WHAT TO DO
Reproduce, character for character, the lines below from the first through the one with "y_ticks = [0, 50, 100, 150, 200, 250]". Leave pictures out.

────────────────────────────────────────

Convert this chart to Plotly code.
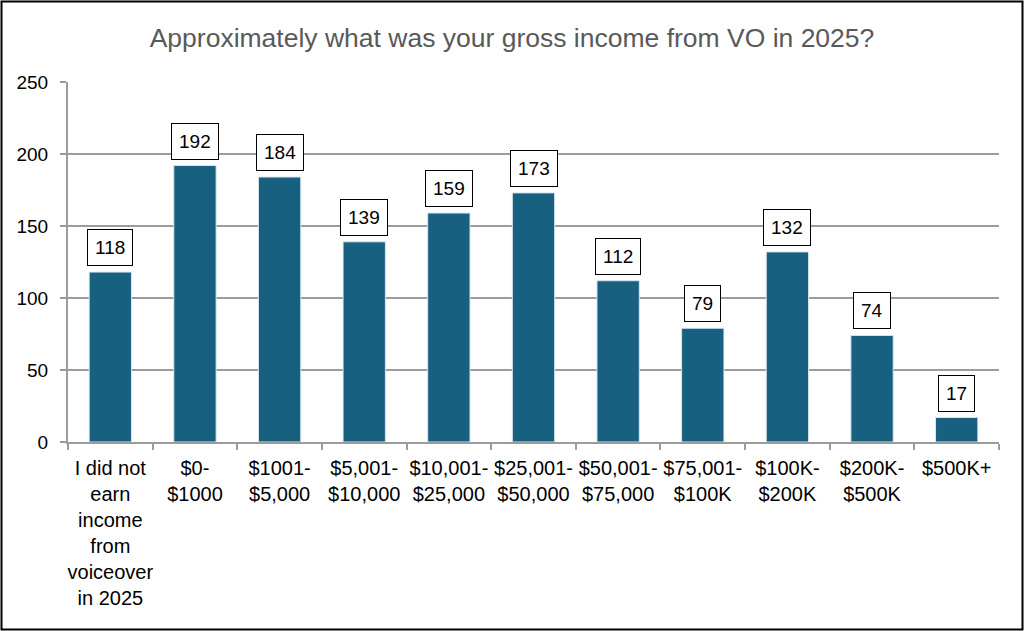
import plotly.graph_objects as go

# Survey responses
categories = [
    "I did not<br>earn<br>income<br>from<br>voiceover<br>in 2025",
    "$0-<br>$1000",
    "$1001-<br>$5,000",
    "$5,001-<br>$10,000",
    "$10,001-<br>$25,000",
    "$25,001-<br>$50,000",
    "$50,001-<br>$75,000",
    "$75,001-<br>$100K",
    "$100K-<br>$200K",
    "$200K-<br>$500K",
    "$500K+",
]
responses = [118, 192, 184, 139, 159, 173, 112, 79, 132, 74, 17]

y_ticks = [0, 50, 100, 150, 200, 250]

font_family = "Liberation Sans, Arial, sans-serif"
grid_color = "#9c9c9c"

fig = go.Figure()
fig.add_trace(go.Bar(
    x=categories,
    y=responses,
    marker=dict(color="#17607f", line=dict(color="#d6e6ee", width=1)),
    width=0.5,
    hoverinfo="x+y",
))

# boxed data labels
for cat, val in zip(categories, responses):
    fig.add_annotation(
        x=cat, y=val, text=str(val),
        showarrow=False, yanchor="bottom", yshift=6,
        font=dict(size=19, color="black", family=font_family),
        bgcolor="white", bordercolor="black", borderwidth=1, borderpad=7,
    )

W, H = 1024, 631
L, R, T, B = 68, 25, 82, 189
pw, ph = W - L - R, H - T - B

# outer chart border
fig.add_shape(
    type="rect", xref="paper", yref="paper",
    x0=(-L + 1.5) / pw, x1=1 + (R - 1.5) / pw,
    y0=(-B + 1.5) / ph, y1=1 + (T - 1.5) / ph,
    line=dict(color="black", width=2),
)

fig.update_layout(
    width=W, height=H,
    margin=dict(l=L, r=R, t=T, b=B),
    paper_bgcolor="white", plot_bgcolor="white",
    showlegend=False,
    title=dict(
        text="Approximately what was your gross income from VO in 2025?",
        x=0.5, xanchor="center", y=1 - 38 / H, yanchor="middle",
        font=dict(size=26.5, color="#595959", family=font_family),
    ),
    font=dict(family=font_family, size=19, color="black"),
    bargap=0.5,
)
fig.update_xaxes(
    showline=True, linecolor=grid_color, linewidth=2,
    ticks="outside", tickson="boundaries", ticklen=6, tickcolor=grid_color, tickwidth=2,
    tickfont=dict(size=20, color="black"), tickangle=0,
    ticklabelstandoff=7,
    showgrid=False,
)
fig.update_yaxes(
    range=[0, 250], tickvals=y_ticks,
    showline=True, linecolor=grid_color, linewidth=2,
    ticks="outside", ticklen=6, tickcolor=grid_color, tickwidth=2,
    showgrid=True, gridcolor=grid_color, gridwidth=2,
    tickfont=dict(size=19, color="black"),
    ticklabelstandoff=8,
    zeroline=False,
)

fig.write_html(
    "out.html",
    config={"displayModeBar": False},
    post_script="document.body.style.margin='0px';",
)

────────────────────────────────────────

ANSWER FOR THE TASK
Convert this chart to Plotly code.
import plotly.graph_objects as go

# Survey responses
categories = [
    "I did not<br>earn<br>income<br>from<br>voiceover<br>in 2025",
    "$0-<br>$1000",
    "$1001-<br>$5,000",
    "$5,001-<br>$10,000",
    "$10,001-<br>$25,000",
    "$25,001-<br>$50,000",
    "$50,001-<br>$75,000",
    "$75,001-<br>$100K",
    "$100K-<br>$200K",
    "$200K-<br>$500K",
    "$500K+",
]
responses = [118, 192, 184, 139, 159, 173, 112, 79, 132, 74, 17]

y_ticks = [0, 50, 100, 150, 200, 250]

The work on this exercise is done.